Work to be completed: The material below holds pictures; leave them out and reproduce exactly the lines from the one with "Rebuild this chart" through the one with "ax = fig.add_axes([95", inclusive.

(Records excerpted from a collection)
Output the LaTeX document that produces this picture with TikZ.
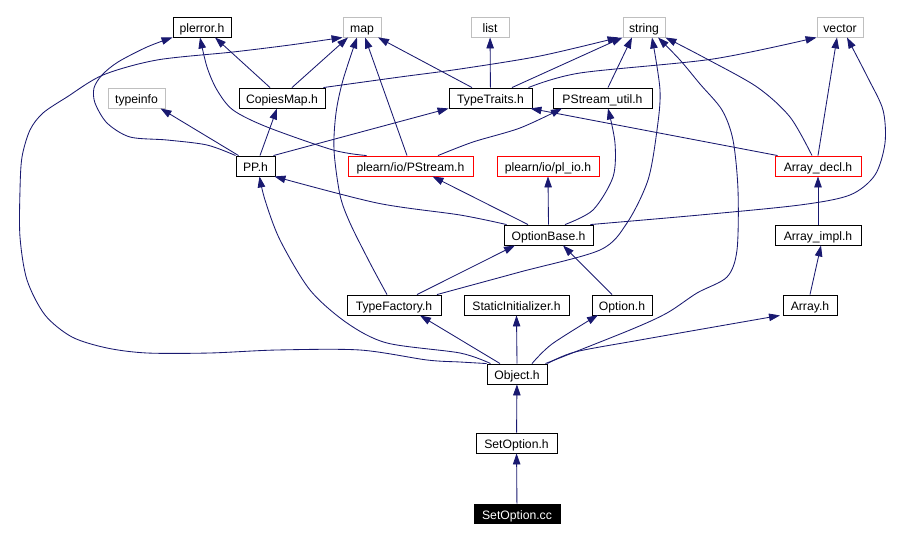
\documentclass[tikz,border=0pt]{standalone}
\usepackage{fontspec}
\setmainfont{Liberation Sans}
\usetikzlibrary{arrows.meta}
\definecolor{edgec}{RGB}{25,25,112}
\definecolor{grayc}{RGB}{191,191,191}
\definecolor{redc}{RGB}{255,0,0}
\tikzset{
  box/.style={draw=black, line width=0.9pt, minimum height=20pt, inner sep=0pt, text height=11.5pt, text depth=0pt, anchor=center, font=\fontsize{12.2}{14}\selectfont},
  extbox/.style={box, draw=grayc},
  redbox/.style={box, draw=redc},
  mainbox/.style={box, fill=black, text=white, minimum height=19pt},
  edge/.style={draw=edgec, line width=0.85pt, -{Triangle[length=11pt,width=7.5pt]}},
}
\begin{document}
\begin{tikzpicture}[x=1pt,y=-1pt]
\useasboundingbox (0,0) rectangle (916,540);
\fill[white] (0,0) rectangle (916,540);
% top row
\node[box, minimum width=58pt] (plerror) at (202,27) {plerror.h};
\node[extbox, minimum width=38pt] (map) at (362,27) {map};
\node[extbox, minimum width=38pt] (list) at (490,27) {list};
\node[extbox, minimum width=42pt] (string) at (644,27) {string};
\node[extbox, minimum width=46pt] (vector) at (840,27) {vector};
% row 2
\node[extbox, minimum width=57pt] (typeinfo) at (136.5,98) {typeinfo};
\node[box, minimum width=86pt] (copies) at (282,98) {CopiesMap.h};
\node[box, minimum width=83pt] (tt) at (490.5,98) {TypeTraits.h};
\node[box, minimum width=99pt] (psu) at (602.5,98) {PStream\_util.h};
% row 3
\node[box, minimum width=39pt] (pp) at (255.5,166) {PP.h};
\node[redbox, minimum width=125pt] (ps) at (410.5,166) {plearn/io/PStream.h};
\node[redbox, minimum width=102pt] (plio) at (548,166) {plearn/io/pl\_io.h};
\node[redbox, minimum width=86pt] (ad) at (818,166) {Array\_decl.h};
% row 4
\node[box, minimum width=89pt] (ob) at (548.5,235) {OptionBase.h};
\node[box, minimum width=86pt] (ai) at (818,235) {Array\_impl.h};
% row 5
\node[box, minimum width=94pt] (tf) at (394,305) {TypeFactory.h};
\node[box, minimum width=105pt] (si) at (516.5,305) {StaticInitializer.h};
\node[box, minimum width=60pt] (opt) at (622,305) {Option.h};
\node[box, minimum width=54pt] (arr) at (810,305) {Array.h};
% lower
\node[box, minimum width=60pt] (obj) at (517,374) {Object.h};
\node[box, minimum width=81pt] (seth) at (516.5,443) {SetOption.h};
\node[mainbox, minimum width=86pt] (cc) at (517,513.5) {SetOption.cc};

% edges
\draw[edge] (cc) -- (seth);
\draw[edge] (seth) -- (obj);
\draw[edge] ([xshift=-17]obj.north) -- ([xshift=26]tf.south);
\draw[edge] (obj.north) -- (si.south);
\draw[edge] plot[smooth] coordinates {([xshift=15]obj.north) (552,344) (598,315)};
\draw[edge] plot[smooth] coordinates {(obj.north east) (575,352) (640,340) ([xshift=-30]arr.south)};
\draw[edge] plot[smooth] coordinates {([xshift=-2]obj.north east) (630,330) (667,313) (697,293) (727,277) (737,250) (738,190) (733,140) (722,110) (700,84) (680,60) ([xshift=14]string.south)};
\draw[edge] plot[smooth] coordinates {([xshift=4]obj.north west) (460,353) (387,343) (347,323) (310,290) (280,240) (265,200) ([xshift=4]pp.south)};
\draw[edge] plot[smooth] coordinates {(obj.north west) (460,362) (427,360) (360,350) (277,350) (210,353) (147,353) (107,348) (72,337) (45,315) (27,280) (20,237) (20,190) (22,157) (30,130) (43,113) (67,97) (103,75) (157,60) (233,52) (290,45) (map.south west)};
\draw[edge] ([xshift=-10]opt.north) -- ([xshift=14.5]ob.south);
\draw[edge] ([xshift=23]tf.north) -- ([xshift=-33.5]ob.south);
\draw[edge] plot[smooth] coordinates {([xshift=43]tf.north) (520,272) (600,250) (627,223) (648,180) (657,130) (660,90) ([xshift=8]string.south)};
\draw[edge] plot[smooth] coordinates {([xshift=-7]tf.north) (370,263) (350,223) (340,195) (334,150) (336,113) (343,80) ([xshift=-5]map.south)};
\draw[edge] plot[smooth] coordinates {([xshift=3]ob.north west) (460,215) (377,203) ([xshift=-1]pp.south east)};
\draw[edge] ([xshift=-20.5]ob.north) -- ([xshift=22]ps.south);
\draw[edge] (ob.north) -- (plio.south);
\draw[edge] plot[smooth] coordinates {([xshift=16.5]ob.north) (593,210) (613,177) (615,143) ([xshift=5.5]psu.south)};
\draw[edge] plot[smooth] coordinates {([xshift=-3]ob.north east) (700,215) (800,205) (850,195) (875,175) (885,143) (883,110) (868,78) ([xshift=7]vector.south)};
\draw[edge] plot[smooth] coordinates {([xshift=-6]ad.north) (790,117) (757,87) (705,58) (string.south east)};
\draw[edge] (ad.north) -- ([xshift=-3]vector.south);
\draw[edge] ([xshift=3]ad.north west) -- ([xshift=-2]tt.south east);
\draw[edge] (arr.north) -- ([xshift=3]ai.south);
\draw[edge] (ai) -- (ad);
\draw[edge] plot[smooth] coordinates {([xshift=27.5]ps.north) (473,142) (520,128) ([xshift=-40.5]psu.south)};
\draw[edge] plot[smooth] coordinates {([xshift=19]ps.north west) (333,150) (267,127) (233,110) (217,90) (207,67) ([xshift=-2]plerror.south)};
\draw[edge] ([xshift=-3.5]ps.north) -- ([xshift=3]map.south);
\draw[edge] plot[smooth] coordinates {(pp.north west) (207,145) (167,140) (130,137) (107,123) (95,103) (94,88) (102,75) (118,62) (147,47) ([xshift=0]plerror.south west)};
\draw[edge] ([xshift=3]pp.north west) -- ([xshift=24]typeinfo.south);
\draw[edge] ([xshift=4.5]pp.north) -- ([xshift=-5]copies.south);
\draw[edge] ([xshift=-2]pp.north east) -- (tt.south west);
\draw[edge] ([xshift=-12]copies.north) -- ([xshift=13]plerror.south);
\draw[edge] ([xshift=10]copies.north) -- ([xshift=-14]map.south);
\draw[edge] plot[smooth] coordinates {([xshift=-2]copies.north east) (400,77) (460,69) (540,56) ([xshift=-4]string.south west)};
\draw[edge] ([xshift=-18.5]tt.north) -- ([xshift=16]map.south);
\draw[edge] (tt) -- (list);
\draw[edge] ([xshift=21.5]tt.north) -- (string.south west);
\draw[edge] plot[smooth] coordinates {([xshift=-4]tt.north east) (580,73) (713,59) (vector.south west)};
\draw[edge] ([xshift=5.5]psu.north) -- ([xshift=-12]string.south);
\end{tikzpicture}
\end{document}
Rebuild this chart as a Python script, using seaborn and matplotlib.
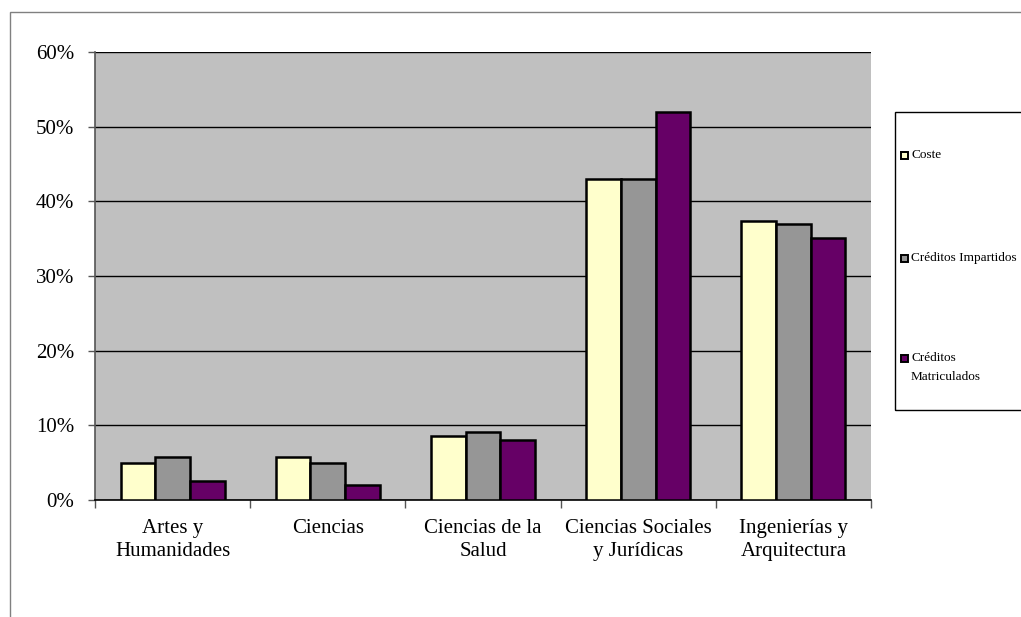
import matplotlib
matplotlib.use("Agg")
import matplotlib.pyplot as plt
from matplotlib.patches import Rectangle
from matplotlib.ticker import FuncFormatter, FixedLocator
import pandas as pd
import seaborn as sns

categories = ["Artes y\nHumanidades", "Ciencias", "Ciencias de la\nSalud",
              "Ciencias Sociales\ny Jurídicas", "Ingenierías y\nArquitectura"]
series = ["Coste", "Créditos Impartidos", "Créditos\nMatriculados"]
coste = [5.0, 5.7, 8.6, 43.0, 37.3]
creditos_impartidos = [5.7, 4.9, 9.1, 43.0, 36.9]
creditos_matriculados = [2.5, 2.0, 8.1, 52.0, 35.1]
y_ticks = [0, 10, 20, 30, 40, 50, 60]
colors = ["#FFFFCC", "#969696", "#660066"]

df = pd.DataFrame({
    "categoria": categories * 3,
    "serie": [series[0]] * 5 + [series[1]] * 5 + [series[2]] * 5,
    "valor": coste + creditos_impartidos + creditos_matriculados,
})

sns.set_theme(style="white")
plt.rcParams["font.family"] = ["Liberation Serif", "DejaVu Serif"]

W, H = 1021, 617
fig = plt.figure(figsize=(W / 100, H / 100), dpi=100)
ax = fig.add_axes([95 / W, 1 - 500 / H, 776 / W, 448 / H])

sns.barplot(data=df, x="categoria", y="valor", hue="serie", order=categories,
            hue_order=series, palette=colors, saturation=1, width=0.67, gap=0,
            edgecolor="black", linewidth=1.8, ax=ax, legend=False, zorder=3)

ax.set_facecolor("#C0C0C0")
ax.set_ylim(0, 60)
ax.set_xlim(-0.5, 4.5)
ax.yaxis.set_major_locator(FixedLocator(y_ticks))
ax.yaxis.set_major_formatter(FuncFormatter(lambda v, p: f"{v:.0f}%"))
ax.grid(axis="y", color="black", linewidth=1.0, zorder=1)
ax.set_axisbelow(True)
ax.set_xlabel("")
ax.set_ylabel("")

for side in ["top", "right"]:
    ax.spines[side].set_visible(False)
ax.spines["left"].set_color("#555555")
ax.spines["left"].set_linewidth(1.2)
ax.spines["bottom"].set_color("black")
ax.spines["bottom"].set_linewidth(1.2)

ax.tick_params(axis="y", which="major", length=5, width=1, color="#555555",
               direction="out", left=True, pad=10, labelsize=15, labelcolor="black")
ax.tick_params(axis="x", which="major", length=0, pad=14, labelsize=15,
               labelcolor="black")
ax.set_xticks([-0.5, 0.5, 1.5, 2.5, 3.5, 4.5], minor=True)
ax.tick_params(axis="x", which="minor", length=6, width=1, color="#555555",
               direction="out", bottom=True)
for lbl in ax.get_xticklabels():
    lbl.set_linespacing(1.25)

# outer chart frame
fig.patches.append(Rectangle((10 / W, -0.1), 1.2, 1 - 12 / H + 0.1,
                             transform=fig.transFigure, fill=False,
                             edgecolor="#808080", linewidth=1.0))

# legend: frame, colour keys and labels
fig.patches.append(Rectangle((895 / W, 1 - 410 / H), 0.2, 298 / H,
                             transform=fig.transFigure, fill=False,
                             edgecolor="black", linewidth=1.0))
legend_rows = [155, 258, 358]
key = 7
for color, label, row in zip(colors, series, legend_rows):
    fig.patches.append(Rectangle((901 / W, 1 - (row + key / 2) / H), key / W, key / H,
                                 transform=fig.transFigure, facecolor=color,
                                 edgecolor="black", linewidth=1.4))
    for i, line in enumerate(label.split("\n")):
        fig.text(911 / W, 1 - (row + 19 * i) / H, line, fontsize=9.5,
                 color="black", ha="left", va="center")

fig.savefig("out.png", dpi=100)
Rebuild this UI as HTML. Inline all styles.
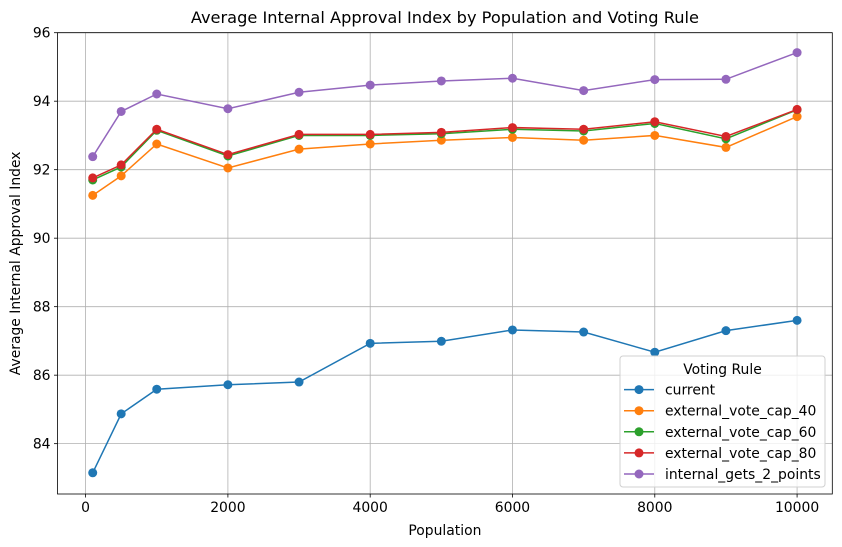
<!DOCTYPE html>
<html><head><meta charset="utf-8"><style>
body{margin:0;background:#fff;}
svg{display:block;font-family:"DejaVu Sans","Liberation Sans",sans-serif;}
</style></head><body>
<svg id="c" width="842" height="547" viewBox="0 0 842 547" xmlns="http://www.w3.org/2000/svg"></svg>
<script>
const populations=[100,500,1000,2000,3000,4000,5000,6000,7000,8000,9000,10000];
const seriesNames=["current","external_vote_cap_40","external_vote_cap_60","external_vote_cap_80","internal_gets_2_points"];
const current=[83.15,84.87,85.59,85.72,85.80,86.93,86.99,87.32,87.26,86.67,87.30,87.60];
const cap40=[91.25,91.82,92.75,92.05,92.60,92.75,92.86,92.94,92.86,93.00,92.65,93.55];
const cap60=[91.70,92.08,93.15,92.40,93.00,93.00,93.05,93.18,93.13,93.35,92.90,93.75];
const cap80=[91.76,92.14,93.18,92.44,93.03,93.03,93.09,93.23,93.18,93.40,92.97,93.76];
const internal2=[92.38,93.70,94.21,93.78,94.26,94.47,94.59,94.67,94.31,94.63,94.64,95.42];
const xTicks=[0,2000,4000,6000,8000,10000];
const yTicks=[84,86,88,90,92,94,96];
const colors=["#1f77b4","#ff7f0e","#2ca02c","#d62728","#9467bd"];
const allSeries=[current,cap40,cap60,cap80,internal2];

const L=57.5,R=832.3,T=32.7,B=494;
const xMin=-395,xMax=10495,yMin=82.53,yMax=96.0;
const sx=v=>L+(v-xMin)/(xMax-xMin)*(R-L);
const sy=v=>B-(v-yMin)/(yMax-yMin)*(B-T);
const svg=document.getElementById('c');
const NS="http://www.w3.org/2000/svg";
function mk(tag,attrs,parent){const e=document.createElementNS(NS,tag);for(const k in attrs)e.setAttribute(k,attrs[k]);(parent||svg).appendChild(e);return e;}

const grid=mk('g',{});


xTicks.forEach(t=>{
  const x=sx(t);
  mk('line',{x1:x,x2:x,y1:T,y2:B,stroke:'#b0b0b0','stroke-width':0.8},grid);
  mk('line',{x1:x,x2:x,y1:B,y2:B+3.5,stroke:'#000','stroke-width':0.8},grid);
  const tx=mk('text',{x:x,y:B+18,'text-anchor':'middle','font-size':'13.9px',fill:'#000'});
  tx.textContent=t;
  
  
});
yTicks.forEach(t=>{
  const y=sy(t);
  mk('line',{x1:L,x2:R,y1:y,y2:y,stroke:'#b0b0b0','stroke-width':0.8},grid);
  mk('line',{x1:L-3.5,x2:L,y1:y,y2:y,stroke:'#000','stroke-width':0.8},grid);
  const tx=mk('text',{x:L-7,y:y+5,'text-anchor':'end','font-size':'13.9px',fill:'#000'});
  tx.textContent=t;
  
  
});

allSeries.forEach((s,i)=>{
  const g=mk('g',{});
  
  
  const pts=s.map((v,j)=>sx(populations[j])+','+sy(v)).join(' ');
  mk('polyline',{points:pts,fill:'none',stroke:colors[i],'stroke-width':1.5},g);
  s.forEach((v,j)=>{
    const c=mk('circle',{cx:sx(populations[j]),cy:sy(v),r:4.5,fill:colors[i]},g);
    
    
  });
});

const frame=mk('rect',{x:L,y:T,width:R-L,height:B-T,fill:'none',stroke:'#000','stroke-width':0.8});



const title=mk('text',{x:(L+R)/2,y:23,'text-anchor':'middle','font-size':'16.2px',fill:'#000'});
title.textContent='Average Internal Approval Index by Population and Voting Rule';


const xl=mk('text',{x:(L+R)/2,y:535,'text-anchor':'middle','font-size':'13.9px',fill:'#000'});
xl.textContent='Population';


const yl=mk('text',{x:20,y:(T+B)/2,'text-anchor':'middle','font-size':'13.9px',fill:'#000',transform:'rotate(-90 20 '+((T+B)/2)+')'});
yl.textContent='Average Internal Approval Index';



const lg=mk('g',{});


mk('rect',{x:620,y:356,width:205,height:131,rx:3,fill:'#fff','fill-opacity':0.8,stroke:'#d0d0d0','stroke-width':1},lg);
const lt=mk('text',{x:722.5,y:374,'text-anchor':'middle','font-size':'13.9px',fill:'#000'},lg);
lt.textContent='Voting Rule';
seriesNames.forEach((n,i)=>{
  const y=389.6+i*21.1;
  const e=mk('g',{},lg);
  
  
  mk('line',{x1:624,x2:654,y1:y,y2:y,stroke:colors[i],'stroke-width':1.5},e);
  mk('circle',{cx:639,cy:y,r:4.5,fill:colors[i]},e);
  const t=mk('text',{x:665,y:y+5,'font-size':'13.9px',fill:'#000'},e);
  t.textContent=n;
});
</script>
</body></html>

Solution to this problem:
Rebuild this chart as a Python script, using seaborn and matplotlib.
import matplotlib
matplotlib.use("Agg")
import matplotlib.pyplot as plt
from matplotlib.patches import Rectangle
from matplotlib.ticker import FuncFormatter, FixedLocator
import pandas as pd
import seaborn as sns

categories = ["Artes y\nHumanidades", "Ciencias", "Ciencias de la\nSalud",
              "Ciencias Sociales\ny Jurídicas", "Ingenierías y\nArquitectura"]
series = ["Coste", "Créditos Impartidos", "Créditos\nMatriculados"]
coste = [5.0, 5.7, 8.6, 43.0, 37.3]
creditos_impartidos = [5.7, 4.9, 9.1, 43.0, 36.9]
creditos_matriculados = [2.5, 2.0, 8.1, 52.0, 35.1]
y_ticks = [0, 10, 20, 30, 40, 50, 60]
colors = ["#FFFFCC", "#969696", "#660066"]

df = pd.DataFrame({
    "categoria": categories * 3,
    "serie": [series[0]] * 5 + [series[1]] * 5 + [series[2]] * 5,
    "valor": coste + creditos_impartidos + creditos_matriculados,
})

sns.set_theme(style="white")
plt.rcParams["font.family"] = ["Liberation Serif", "DejaVu Serif"]

W, H = 1021, 617
fig = plt.figure(figsize=(W / 100, H / 100), dpi=100)
ax = fig.add_axes([95 / W, 1 - 500 / H, 776 / W, 448 / H])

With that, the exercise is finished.